Tuesday, September 22, 2009

Forgiveness Part II

My wife, Mary, and I enjoy marriage mentoring. Mentoring is where a couple meets with another couple and basically says, "This is what we do." Mentoring does not replace counseling, but it can be very good in communicating relationship skills, especially to young couples just starting out their lives together. After I talk about one mentoring program, I want to discuss the very important situation of where forgiveness seems to wear out because the displeasing behaviour continues.

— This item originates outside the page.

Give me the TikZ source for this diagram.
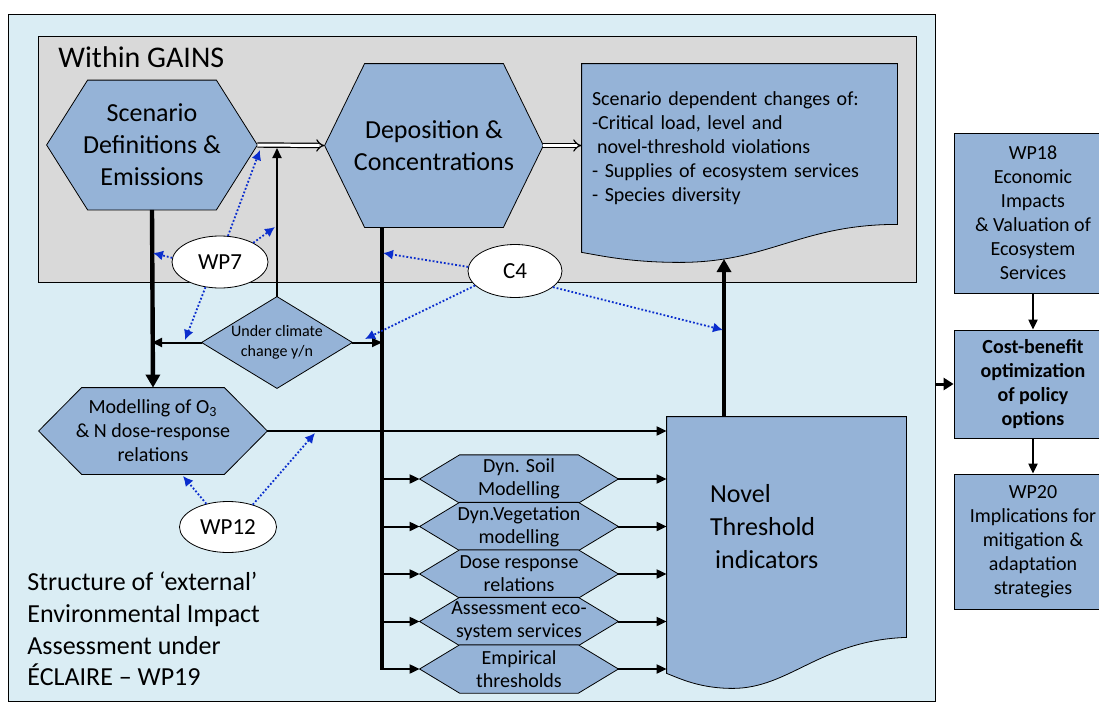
\documentclass[tikz,border=0pt]{standalone}
\usepackage{fontspec}
\setmainfont{Carlito}
\usetikzlibrary{arrows.meta,positioning,calc,shapes.geometric}
\tikzset{every picture/.style={line width=0.75pt}}
\definecolor{bgblue}{RGB}{218,237,244}
\definecolor{gainsgrey}{RGB}{217,217,217}
\definecolor{boxblue}{RGB}{149,179,215}
\definecolor{dotblue}{RGB}{10,45,205}
\pgfdeclarelayer{back}
\pgfdeclarelayer{shapes}
\pgfsetlayers{back,shapes,main}
\newcommand{\hexa}[2]{\draw[outline] (#1.west) -- ([xshift=#2]#1.north west) -- ([xshift=-#2]#1.north east) -- (#1.east) -- ([xshift=-#2]#1.south east) -- ([xshift=#2]#1.south west) -- cycle;}

\begin{document}
\begin{tikzpicture}[x=0.5pt,y=-0.5pt,
    outline/.style={draw=black,fill=boxblue},
    blank/.style={inner sep=0pt,align=center},
    smallhex/.style={blank,minimum width=99pt,minimum height=23.75pt,font=\fontsize{10}{11.5}\selectfont},
    sidebox/.style={draw,fill=boxblue,inner sep=0pt,align=center,minimum width=79pt,font=\fontsize{10}{12}\selectfont},
    oval/.style={ellipse,draw,fill=white,inner sep=0pt,font=\fontsize{11.5}{14}\selectfont},
    thinarr/.style={line width=1pt,-{Triangle[length=5pt,width=4.5pt]}},
    thickarr/.style={line width=2.2pt,-{Triangle[length=6.5pt,width=7pt]}},
    dblarr/.style={double,double distance=1.5pt,line width=0.6pt,-{Implies}},
    dotarr/.style={dotblue,densely dotted,line width=0.9pt,-{Latex[length=5pt,width=5pt]}}]
    \useasboundingbox (0,0) rectangle (1099,702);
    \clip (0,0) rectangle (1099,702);
    \begin{pgfonlayer}{back}
        \fill[white] (0,0) rectangle (1099,702);
        \node[draw,fill=bgblue,minimum width=463.5pt,minimum height=343.5pt] (eia) at (471.5,357.5) {};
        \node[draw,fill=gainsgrey,minimum width=439pt,minimum height=123pt] (gains) at (477,159) {};
    \end{pgfonlayer}
    \node[anchor=west,inner sep=0pt,font=\fontsize{15}{18}\selectfont] (gainstitle) at (58,57) {Within GAINS};
    \node[blank,minimum width=105pt,minimum height=64.5pt,font=\fontsize{13}{16}\selectfont] (scen) at (152,145) {Scenario\\Definitions \&\\Emissions};
    \node[blank,minimum width=109pt,minimum height=81.5pt,font=\fontsize{13}{16}\selectfont] (dep) at (434,145.5) {Deposition \&\\Concentrations};
    \node[blank,align=left,text width=147.5pt,minimum width=157.5pt,minimum height=84pt,font=\fontsize{10}{12}\selectfont] (doc) at (739.5,148) {Scenario dependent changes of:\\-Critical load, level and\\\hspace*{0.25em}novel-threshold violations\\- Supplies of ecosystem services\\- Species diversity};
    \node[blank,minimum width=114pt,minimum height=43pt,font=\fontsize{10}{12}\selectfont] (model) at (153,431) {Modelling of O\textsubscript{3}\\\& N dose-response\\relations};
    \node[blank,minimum width=75pt,minimum height=45.5pt,font=\fontsize{8}{10}\selectfont] (climate) at (277,342.5) {Under climate\\change y/n};
    \foreach \n/\y/\txt in {soil/479/{Dyn. Soil\\Modelling},veg/526.5/{Dyn.Vegetation\\modelling},dose/574/{Dose response\\relations},eco/621.5/{Assessment eco-\\system services},emp/669/{Empirical\\thresholds}}
        \node[smallhex] (\n) at (519,\y) {\txt};
    \node[blank,align=left,text width=76.5pt,minimum width=119.5pt,minimum height=110pt,font=\fontsize{13}{16.5}\selectfont] (novel) at (786.5,527) {Novel\\Threshold\\\hspace*{0.2em}indicators};
    \node[oval,minimum width=48pt,minimum height=26pt] (wp7) at (220,262) {WP7};
    \node[oval,minimum width=47pt,minimum height=26.5pt] (c4) at (515,271) {C4};
    \node[oval,minimum width=48.5pt,minimum height=25.5pt] (wp12) at (228,527) {WP12};
    \node[sidebox,minimum height=80pt] (wp18) at (1033,213) {WP18\\Economic\\Impacts\\\& Valuation of\\Ecosystem\\Services};
    \node[sidebox,minimum height=54pt,font=\fontsize{10}{12}\selectfont\bfseries] (cost) at (1033,384) {Cost-benefit\\optimization\\of policy\\options};
    \node[sidebox,minimum height=67.5pt] (wp20) at (1033,541.5) {WP20\\Implications for\\mitigation \&\\adaptation\\strategies};
    \node[anchor=west,inner sep=0pt,align=left,font=\fontsize{13}{15.8}\selectfont] (caption) at (27,629) {Structure of ‘external’\\Environmental Impact\\Assessment under\\ÉCLAIRE – WP19};
    \begin{pgfonlayer}{shapes}
        \hexa{scen}{20.5pt}
        \hexa{dep}{20pt}
        \hexa{model}{21.5pt}
        \foreach \n in {soil,veg,dose,eco,emp} {\hexa{\n}{20pt}}
        \draw[outline] (climate.north) -- (climate.east) -- (climate.south) -- (climate.west) -- cycle;
        \draw[outline] (doc.north west) -- (doc.north east) -- ([yshift=4pt]doc.south east) .. controls +(-97,0) and +(90,0) .. ([xshift=49pt,yshift=-15pt]doc.south west) .. controls +(-50,0) and +(18,3) .. ([yshift=-10pt]doc.south west) -- cycle;
        \draw[outline] (novel.north west) -- (novel.north east) -- (novel.south east) .. controls +(-86,3) and +(57,0) .. ([xshift=33pt,yshift=-25.5pt]novel.south west) .. controls +(-33,0) and +(13,5) .. ([yshift=-18pt]novel.south west) -- cycle;
    \end{pgfonlayer}
    \draw[dblarr] (scen.east) -- (dep.west);
    \draw[dblarr] (dep.east) -- (dep.east -| doc.west);
    \draw[thickarr] (scen.south) -- (model.north);
    \coordinate (trunk) at ([xshift=-26pt]dep.south);
    \draw[line width=2.2pt] (trunk) -- ([yshift=-0.5pt]trunk |- emp.west);
    \foreach \n in {soil,veg,dose,eco,emp} {
        \draw[thinarr] (trunk |- \n.west) -- (\n.west);
        \draw[thinarr] (\n.east) -- (\n.east -| novel.west);
    }
    \draw[thinarr] (model.east) -- (model.east -| novel.west);
    \draw[thinarr] (climate.north) -- ($(climate.north |- scen.east)+(0,3)$);
    \draw[thinarr] (climate.west) -- (climate.west -| scen.south);
    \draw[thinarr] (climate.east) -- (climate.east -| trunk);
    \coordinate (docbot) at (724,259);
    \draw[thickarr] (novel.north -| docbot) -- (docbot);
    \draw[line width=1.5pt,-{Triangle[length=5pt,width=6pt]}] (eia.east |- cost.west) -- (cost.west);
    \draw[thinarr] (wp18) -- (cost);
    \draw[thinarr] (cost) -- (wp20);
    \coordinate (wp7a) at (260,150);
    \coordinate (wp7b) at (275,227);
    \coordinate (wp7c) at (153,253);
    \coordinate (wp7d) at (185,340);
    \coordinate (c4a) at (383,253);
    \coordinate (c4b) at (365,339);
    \coordinate (c4c) at (723,330);
    \coordinate (wp12a) at (183,476);
    \coordinate (wp12b) at (315,433);
    \draw[dotarr] (wp7.73) -- (wp7a);
    \draw[dotarr] (wp7.30) -- (wp7b);
    \draw[dotarr] (wp7.175) -- (wp7c);
    \draw[dotarr] (wp7.240) -- (wp7d);
    \draw[dotarr] (c4.175) -- (c4a);
    \draw[dotarr] (c4.200) -- (c4b);
    \draw[dotarr] (c4.337) -- (c4c);
    \draw[dotarr] (wp12.133) -- (wp12a);
    \draw[dotarr] (wp12.42) -- (wp12b);
\end{tikzpicture}
\end{document}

One of the best mentoring programs is Marriage Savers. Mary, who is a program director with a non-profit, had a grant to bring a marriage mentoring program to South Carolina. We took Marriage Savers to small groups in 6 cities, and many of the churches and groups we trained are still mentoring young couples. I wish I could say that I trained; actually, I made some really great coffee, which I could go on about, but that's not our purpose. (Mary can really stretch a dollar - she did 6 cities where most programs did one.)

Mike and Harriet McManus are the Co-Founders of Marriage Savers, and brought their excellent training to our groups. Basically, the idea is to set up mentoring couples in churches, and to have pastors in a community agree that every couple seeking to be married will have a specified minimum amount of pre-marital counseling or mentoring. It has been thoroughly enjoyable for every mentoring couple I know, and it benefits the young couples involved. The results for Marriage Savers are phenomenal; there is a measurable impact on the divorce rate in many areas of our country where communities have embraced the program in big way.

If Mary and I are talking to a married couple who has some difficulty in their relationship, we practice with them keeping short accounts. That's agreeing with your adversary quickly, "in the way" as described in Jesus' illustration, the subject of a previous blog. We emphasize the pain of not resolving "in the way", and that pain is like a debtor's prison from which we don't emerge until the least cent (or most minuscule infraction) is dearly paid for.

We don't believe in couples coming to let counselors fix their spouses. They gather up all the infractions for the week, and lay them at the counselor's feet. The goal of mentoring is to get couples to talk to each other. They ask forgiveness for known offenses. Pretty soon, they do it before they meet with their mentoring couple.

But inevitably, couples who have relationship difficulties tire of this forgiveness. It is normal. We see it in the New Testament gospels, where Peter said to Jesus, "How many times should I forgive my brother--seven times?" To this, Jesus responded, "No, until seventy times seven." In other words, don't keep count. The important truth from this that applies to all couples, young and old, is that change in a partner won't come as quickly as we think it should. It may not come in a way that we can measure. But change will come.

The change comes when a person has other people who are committed to his success, who hold him (or her) accountable. That person is in a good church where there is an emphasis on change, such as is embodied in the verse in Paul's Letter to the Romans, chapter 12 (my paraphrase): "And don't conform to this contemporary culture, but let yourself be changed by restructuring the way you think--then you will discover your Creator's most beneficial will for your life, that which brings wholeness and purpose."

Counseling is great--I don't put it down. Counselors must deal with deep-seated issues, and walk people through the process of getting out of a communication breakdown that may seem hopeless. Our church in Charleston refers families to a really great counseling center, Low Country Biblical Counseling Center.

Mentoring involves education, coaching and sharing real life experiences with another couple who recognizes that the two of you are no different from them, that is, you are vulnerable to all the same pitfalls in relationships. Mentoring will strengthen both marriages and will help couples looking towards marriage get off to a great start. Plus they know at least one understanding couple they can go to when times are tough.